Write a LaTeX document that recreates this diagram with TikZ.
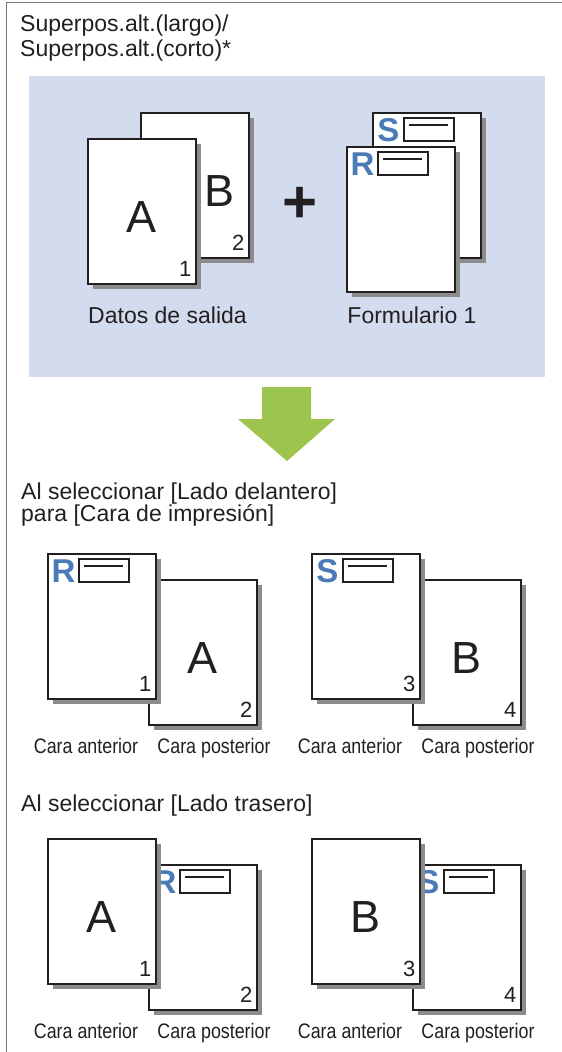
\documentclass[tikz,border=0pt]{standalone}
\usepackage{fontspec}
\setmainfont{Liberation Sans}
\newfontfamily\narrowfont[FakeStretch=0.85]{Liberation Sans}
\usetikzlibrary{shadows}
\definecolor{inkc}{RGB}{35,31,32}
\definecolor{panelc}{RGB}{211,220,238}
\definecolor{markc}{RGB}{74,123,183}
\definecolor{arrowc}{RGB}{157,196,77}
\definecolor{shadowc}{RGB}{140,140,140}
\definecolor{framec}{RGB}{120,120,120}
\begin{document}
\begin{tikzpicture}[x=1pt,y=-1pt,
  every node/.style={text=inkc,inner sep=0pt},
  txt/.style={font=\fontsize{23}{23}\selectfont,anchor=base west},
  sidelabel/.style={font=\narrowfont\fontsize{21}{21}\selectfont,anchor=base},
  sheet/.style={draw=inkc,line width=1.5pt,fill=white,minimum width=108pt,minimum height=145pt,anchor=north west,
    drop shadow={shadow xshift=5.5pt,shadow yshift=-5.5pt,fill=shadowc,opacity=1}},
  big/.style={font=\fontsize{45}{45}\selectfont,anchor=base},
  num/.style={font=\fontsize{22}{22}\selectfont,anchor=base east},
  formletter/.style={font=\bfseries\fontsize{33}{33}\selectfont,text=markc},
  formbox/.style={draw=inkc,line width=1.5pt,fill=white,minimum width=50pt,minimum height=23pt},
  pics/formhead/.style={code={
    \node[formletter] (-l) at (16.5,18.5) {#1};
    \node[formbox] (-b) at (57,17.5) {};
    \draw[inkc,line width=1.5pt] (37,13) -- (76,13);
  }}]
\useasboundingbox (0,0) rectangle (562,1052);
\draw[framec,line width=1pt] (6,1052) -- (6,2) -- (562,2);
% Title
\node[txt] (title1) at (20,31) {Superpos.alt.(largo)/};
\node[txt] (title2) at (20,56) {Superpos.alt.(corto)*};
% Output data + form
\fill[panelc] (29,76) rectangle (545,377);
\node[sheet] (pB) at (140,112) {};
\node[big] (lB) at ([xshift=25pt,yshift=52pt]pB.south) {B};
\node[num] (nB) at ([xshift=-5pt,yshift=8pt]pB.south east) {2};
\node[sheet] (pA) at (87,138) {};
\node[big] (lA) at ([yshift=52pt]pA.south) {A};
\node[num] (nA) at ([xshift=-5pt,yshift=8pt]pA.south east) {1};
\node[font=\bfseries\fontsize{60}{60}\selectfont] (plus) at (300,205) {+};
\node[sheet] (fS) at (372,112) {};
\pic (hS) at (372,112) {formhead=S};
\node[sheet] (fR) at (346,146) {};
\pic (hR) at (346,146) {formhead=R};
\node[txt,anchor=base] (data) at (167.5,323) {Datos de salida};
\node[txt,anchor=base] (form) at (412,323) {Formulario 1};
\fill[arrowc] (262,387) -- (311,387) -- (311,419) -- (335,419) -- (287,461) -- (238,419) -- (262,419) -- cycle;
% Front side
\node[txt] (head1) at (21,499) {Al seleccionar [Lado delantero]};
\node[txt] (head2) at (21,521) {para [Cara de impresión]};
\foreach \dx/\fm/\lt/\nf/\nb/\k in {0/R/A/1/2/a,264/S/B/3/4/b}{
\begin{scope}[xshift=\dx pt]
\node[sheet] (mb\k) at (148,579) {};
\node[big] (ml\k) at ([yshift=52pt]mb\k.south) {\lt};
\node[num] (mnb\k) at ([xshift=-5pt,yshift=8pt]mb\k.south east) {\nb};
\node[sheet] (mf\k) at (47,553) {};
\pic (mh\k) at (47,553) {formhead=\fm};
\node[num] (mnf\k) at ([xshift=-5pt,yshift=8pt]mf\k.south east) {\nf};
\node[sidelabel] (mca\k) at (86,753) {Cara anterior};
\node[sidelabel] (mcp\k) at (214,753) {Cara posterior};
\end{scope}}
% Back side
\node[txt] (head3) at (21,811) {Al seleccionar [Lado trasero]};
\foreach \dx/\fm/\lt/\nf/\nb/\k in {0/R/A/1/2/a,264/S/B/3/4/b}{
\begin{scope}[xshift=\dx pt]
\node[sheet] (rb\k) at (148,864) {};
\pic (rh\k) at (148,864) {formhead=\fm};
\node[num] (rnb\k) at ([xshift=-5pt,yshift=8pt]rb\k.south east) {\nb};
\node[sheet] (rf\k) at (47,838) {};
\node[big] (rl\k) at ([yshift=52pt]rf\k.south) {\lt};
\node[num] (rnf\k) at ([xshift=-5pt,yshift=8pt]rf\k.south east) {\nf};
\node[sidelabel] (rca\k) at (86,1038) {Cara anterior};
\node[sidelabel] (rcp\k) at (214,1038) {Cara posterior};
\end{scope}}
\end{tikzpicture}
\end{document}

[Written request]:
All of the data above should be transcribed verbatim, with pictures omitted.

[Answer to this exercise]:
Write a LaTeX document that recreates this diagram with TikZ.
\documentclass[tikz,border=0pt]{standalone}
\usepackage{fontspec}
\setmainfont{Liberation Sans}
\newfontfamily\narrowfont[FakeStretch=0.85]{Liberation Sans}
\usetikzlibrary{shadows}
\definecolor{inkc}{RGB}{35,31,32}
\definecolor{panelc}{RGB}{211,220,238}
\definecolor{markc}{RGB}{74,123,183}
\definecolor{arrowc}{RGB}{157,196,77}
\definecolor{shadowc}{RGB}{140,140,140}
\definecolor{framec}{RGB}{120,120,120}
\begin{document}
\begin{tikzpicture}[x=1pt,y=-1pt,
  every node/.style={text=inkc,inner sep=0pt},
  txt/.style={font=\fontsize{23}{23}\selectfont,anchor=base west},
  sidelabel/.style={font=\narrowfont\fontsize{21}{21}\selectfont,anchor=base},
  sheet/.style={draw=inkc,line width=1.5pt,fill=white,minimum width=108pt,minimum height=145pt,anchor=north west,
    drop shadow={shadow xshift=5.5pt,shadow yshift=-5.5pt,fill=shadowc,opacity=1}},
  big/.style={font=\fontsize{45}{45}\selectfont,anchor=base},
  num/.style={font=\fontsize{22}{22}\selectfont,anchor=base east},
  formletter/.style={font=\bfseries\fontsize{33}{33}\selectfont,text=markc},
  formbox/.style={draw=inkc,line width=1.5pt,fill=white,minimum width=50pt,minimum height=23pt},
  pics/formhead/.style={code={
    \node[formletter] (-l) at (16.5,18.5) {#1};
    \node[formbox] (-b) at (57,17.5) {};
    \draw[inkc,line width=1.5pt] (37,13) -- (76,13);
  }}]
\useasboundingbox (0,0) rectangle (562,1052);
\draw[framec,line width=1pt] (6,1052) -- (6,2) -- (562,2);
% Title
\node[txt] (title1) at (20,31) {Superpos.alt.(largo)/};
\node[txt] (title2) at (20,56) {Superpos.alt.(corto)*};
% Output data + form
\fill[panelc] (29,76) rectangle (545,377);
\node[sheet] (pB) at (140,112) {};
\node[big] (lB) at ([xshift=25pt,yshift=52pt]pB.south) {B};
\node[num] (nB) at ([xshift=-5pt,yshift=8pt]pB.south east) {2};
\node[sheet] (pA) at (87,138) {};
\node[big] (lA) at ([yshift=52pt]pA.south) {A};
\node[num] (nA) at ([xshift=-5pt,yshift=8pt]pA.south east) {1};
\node[font=\bfseries\fontsize{60}{60}\selectfont] (plus) at (300,205) {+};
\node[sheet] (fS) at (372,112) {};
\pic (hS) at (372,112) {formhead=S};
\node[sheet] (fR) at (346,146) {};
\pic (hR) at (346,146) {formhead=R};
\node[txt,anchor=base] (data) at (167.5,323) {Datos de salida};
\node[txt,anchor=base] (form) at (412,323) {Formulario 1};
\fill[arrowc] (262,387) -- (311,387) -- (311,419) -- (335,419) -- (287,461) -- (238,419) -- (262,419) -- cycle;
% Front side
\node[txt] (head1) at (21,499) {Al seleccionar [Lado delantero]};
\node[txt] (head2) at (21,521) {para [Cara de impresión]};
\foreach \dx/\fm/\lt/\nf/\nb/\k in {0/R/A/1/2/a,264/S/B/3/4/b}{
\begin{scope}[xshift=\dx pt]
\node[sheet] (mb\k) at (148,579) {};
\node[big] (ml\k) at ([yshift=52pt]mb\k.south) {\lt};
\node[num] (mnb\k) at ([xshift=-5pt,yshift=8pt]mb\k.south east) {\nb};
\node[sheet] (mf\k) at (47,553) {};
\pic (mh\k) at (47,553) {formhead=\fm};
\node[num] (mnf\k) at ([xshift=-5pt,yshift=8pt]mf\k.south east) {\nf};
\node[sidelabel] (mca\k) at (86,753) {Cara anterior};
\node[sidelabel] (mcp\k) at (214,753) {Cara posterior};
\end{scope}}
% Back side
\node[txt] (head3) at (21,811) {Al seleccionar [Lado trasero]};
\foreach \dx/\fm/\lt/\nf/\nb/\k in {0/R/A/1/2/a,264/S/B/3/4/b}{
\begin{scope}[xshift=\dx pt]
\node[sheet] (rb\k) at (148,864) {};
\pic (rh\k) at (148,864) {formhead=\fm};
\node[num] (rnb\k) at ([xshift=-5pt,yshift=8pt]rb\k.south east) {\nb};
\node[sheet] (rf\k) at (47,838) {};
\node[big] (rl\k) at ([yshift=52pt]rf\k.south) {\lt};
\node[num] (rnf\k) at ([xshift=-5pt,yshift=8pt]rf\k.south east) {\nf};
\node[sidelabel] (rca\k) at (86,1038) {Cara anterior};
\node[sidelabel] (rcp\k) at (214,1038) {Cara posterior};
\end{scope}}
\end{tikzpicture}
\end{document}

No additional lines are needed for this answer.